DATA SEGMENT:
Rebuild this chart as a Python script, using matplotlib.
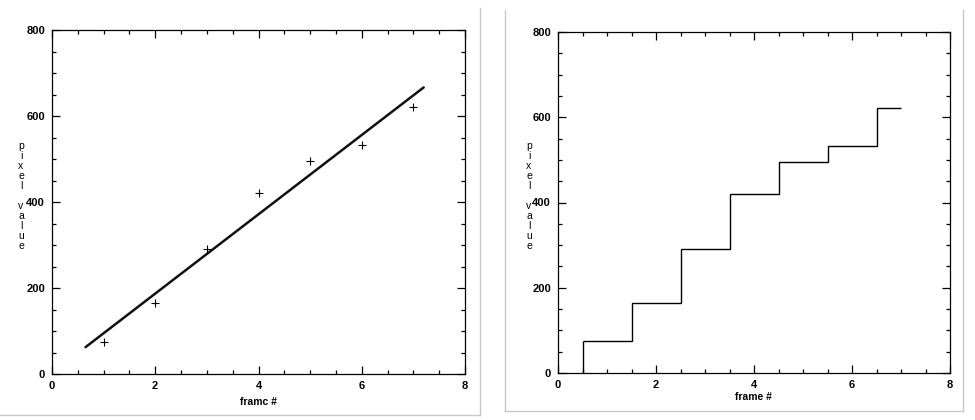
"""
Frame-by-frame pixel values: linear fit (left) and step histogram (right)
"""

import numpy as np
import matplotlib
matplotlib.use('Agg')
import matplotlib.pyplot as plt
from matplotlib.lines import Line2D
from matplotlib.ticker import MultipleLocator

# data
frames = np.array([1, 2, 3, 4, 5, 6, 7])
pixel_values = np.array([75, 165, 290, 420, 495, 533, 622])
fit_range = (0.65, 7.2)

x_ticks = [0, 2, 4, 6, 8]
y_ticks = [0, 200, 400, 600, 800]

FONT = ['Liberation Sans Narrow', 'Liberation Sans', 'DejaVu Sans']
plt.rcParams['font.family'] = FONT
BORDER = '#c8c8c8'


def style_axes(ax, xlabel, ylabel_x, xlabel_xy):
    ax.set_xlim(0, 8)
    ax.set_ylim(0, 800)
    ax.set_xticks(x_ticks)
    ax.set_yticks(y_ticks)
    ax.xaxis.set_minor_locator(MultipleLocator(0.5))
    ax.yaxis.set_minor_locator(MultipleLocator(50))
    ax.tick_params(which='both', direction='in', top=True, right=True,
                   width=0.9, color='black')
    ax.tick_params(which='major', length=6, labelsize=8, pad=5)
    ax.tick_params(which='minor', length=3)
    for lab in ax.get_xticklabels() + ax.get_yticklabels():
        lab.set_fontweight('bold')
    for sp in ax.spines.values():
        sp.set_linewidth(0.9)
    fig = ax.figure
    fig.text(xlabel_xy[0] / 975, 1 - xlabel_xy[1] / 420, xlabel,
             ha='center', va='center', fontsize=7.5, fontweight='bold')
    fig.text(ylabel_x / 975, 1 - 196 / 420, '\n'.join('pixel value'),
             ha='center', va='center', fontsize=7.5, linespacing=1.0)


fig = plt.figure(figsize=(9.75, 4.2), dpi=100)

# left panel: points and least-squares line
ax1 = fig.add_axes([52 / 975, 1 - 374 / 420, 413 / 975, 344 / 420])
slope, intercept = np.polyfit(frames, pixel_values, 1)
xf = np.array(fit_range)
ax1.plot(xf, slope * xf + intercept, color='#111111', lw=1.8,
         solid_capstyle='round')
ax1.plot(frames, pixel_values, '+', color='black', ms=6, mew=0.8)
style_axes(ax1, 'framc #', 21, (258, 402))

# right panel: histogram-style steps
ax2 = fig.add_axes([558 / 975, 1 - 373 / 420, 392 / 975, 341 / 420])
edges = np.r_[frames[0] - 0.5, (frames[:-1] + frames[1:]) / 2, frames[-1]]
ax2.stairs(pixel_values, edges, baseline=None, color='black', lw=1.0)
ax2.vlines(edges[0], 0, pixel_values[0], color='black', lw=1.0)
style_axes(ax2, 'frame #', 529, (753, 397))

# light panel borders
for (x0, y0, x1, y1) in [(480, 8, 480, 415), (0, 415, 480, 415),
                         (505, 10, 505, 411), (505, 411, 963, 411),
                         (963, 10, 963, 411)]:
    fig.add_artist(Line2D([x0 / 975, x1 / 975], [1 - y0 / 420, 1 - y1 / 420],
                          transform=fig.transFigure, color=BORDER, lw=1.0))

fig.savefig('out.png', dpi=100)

DESCRIPTION OF THE TASK: Leave out the pictures and restate, word for word, the lines from the top of the data through the line containing "BORDER = '#c8c8c8'", both included.

TASK RESPONSE:
Rebuild this chart as a Python script, using matplotlib.
"""
Frame-by-frame pixel values: linear fit (left) and step histogram (right)
"""

import numpy as np
import matplotlib
matplotlib.use('Agg')
import matplotlib.pyplot as plt
from matplotlib.lines import Line2D
from matplotlib.ticker import MultipleLocator

# data
frames = np.array([1, 2, 3, 4, 5, 6, 7])
pixel_values = np.array([75, 165, 290, 420, 495, 533, 622])
fit_range = (0.65, 7.2)

x_ticks = [0, 2, 4, 6, 8]
y_ticks = [0, 200, 400, 600, 800]

FONT = ['Liberation Sans Narrow', 'Liberation Sans', 'DejaVu Sans']
plt.rcParams['font.family'] = FONT
BORDER = '#c8c8c8'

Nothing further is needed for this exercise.